Analysis of the tribological mechanisms arising in the chemical mechanical polishing of copper-film wafers when using a pad with concentric grooves

An average Reynolds equation considering the effects of a pad's annular grooves and surface roughness is developed in this study to examine mixed lubrication in the chemical mechanical polishing (CMP) of a copper-film silicon wafer. This equation is obtained on the basis of the principle that the pressure gradients and volume flow rates in the direction normal to the border of a groove and a plateau as well as on two sides of the border must be equal. The continuities of volume flow rates and hydrodynamic pressure on two sides of the border as well as in the direction normal to the border of a groove and a plateau are satisfied in order to develop this Reynolds equation. The removal rate model is obtained by taking the concentration of active abrasives in the slurry and the pad grooves into account.

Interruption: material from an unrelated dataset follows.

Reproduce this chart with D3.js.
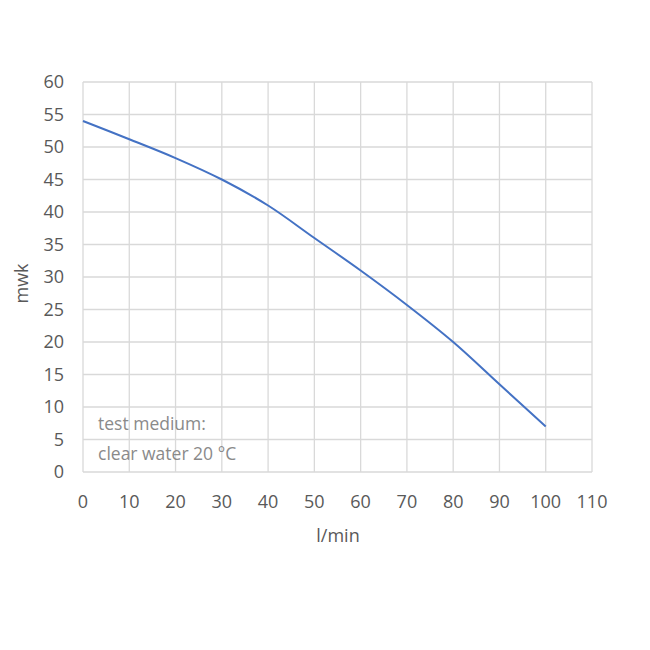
<!DOCTYPE html>
<html>
<head>
<meta charset="utf-8">
<script src="https://cdn.jsdelivr.net/npm/d3@7"></script>
<style>
  body { margin: 0; background: #fff; }
  text { font-family: "Open Sans", "Liberation Sans", sans-serif; fill: #595959; }
</style>
</head>
<body>
<div id="chart"></div>
<script>
// flow (l/min) vs head (mwk)
var flow = [0, 10, 20, 30, 40, 50, 60, 70, 80, 90, 100];
var head = [54, 51.2, 48.3, 45, 41, 36, 31, 25.7, 20, 13.5, 7];
var xTicks = [0, 10, 20, 30, 40, 50, 60, 70, 80, 90, 100, 110];
var yTicks = [0, 5, 10, 15, 20, 25, 30, 35, 40, 45, 50, 55, 60];
var note = ["test medium:", "clear water 20 °C"];

var svg = d3.select("#chart").append("svg")
    .attr("width", 650)
    .attr("height", 650);

var x = d3.scaleLinear().domain([0, 110]).range([83, 592]);
var y = d3.scaleLinear().domain([0, 60]).range([472, 82]);

// grid
svg.append("g").selectAll("line")
    .data(xTicks).enter().append("line")
    .attr("x1", d => x(d)).attr("x2", d => x(d))
    .attr("y1", y(0)).attr("y2", y(60))
    .attr("stroke", "#d9d9d9").attr("stroke-width", 1.3);

svg.append("g").selectAll("line")
    .data(yTicks).enter().append("line")
    .attr("x1", x(0)).attr("x2", x(110))
    .attr("y1", d => y(d)).attr("y2", d => y(d))
    .attr("stroke", "#d9d9d9").attr("stroke-width", 1.3);

// tick labels
svg.append("g").selectAll("text")
    .data(yTicks).enter().append("text")
    .attr("x", 64).attr("y", d => y(d))
    .attr("dy", "0.36em")
    .attr("text-anchor", "end")
    .style("font-size", "18px")
    .text(d => d);

svg.append("g").selectAll("text")
    .data(xTicks).enter().append("text")
    .attr("x", d => x(d)).attr("y", 508)
    .attr("text-anchor", "middle")
    .style("font-size", "18px")
    .text(d => d);

// axis titles
svg.append("text")
    .attr("transform", "translate(28," + y(29) + ") rotate(-90)")
    .attr("text-anchor", "middle")
    .style("font-size", "18px")
    .text("mwk");

svg.append("text")
    .attr("x", 338).attr("y", 542)
    .attr("text-anchor", "middle")
    .style("font-size", "18px")
    .text("l/min");

// curve (smoothed like the spreadsheet line)
var pts = flow.map((f, i) => [f, head[i]]);
var line = d3.line()
    .x(d => x(d[0]))
    .y(d => y(d[1]))
    .curve(d3.curveCatmullRom);

svg.append("path")
    .datum(pts)
    .attr("d", line)
    .attr("fill", "none")
    .attr("stroke", "#4472c4")
    .attr("stroke-width", 2);

// note text
svg.append("g").selectAll("text")
    .data(note).enter().append("text")
    .attr("x", 98)
    .attr("y", (d, i) => 430 + i * 30)
    .style("font-size", "17.5px")
    .style("fill", "#8a8a8a")
    .text(d => d);
</script>
</body>
</html>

Theoretical results are also shown in order to investigate the effects of changing the groove depth and width on the removal rate and the nonuniformity of a copper-film wafer. The application of concentric grooves in general can lower the suction pressure (negative pressure) formed between the pad and the wafer, elevate the wear rate, and reduce the nonuniformity. However, the influences of the groove depth on wear rate and nonuniformity become insignificant when the depth is excessively large. The removal rate is reduced by increasing the groove width such that it finally approaches to the result of a nongrooved pad.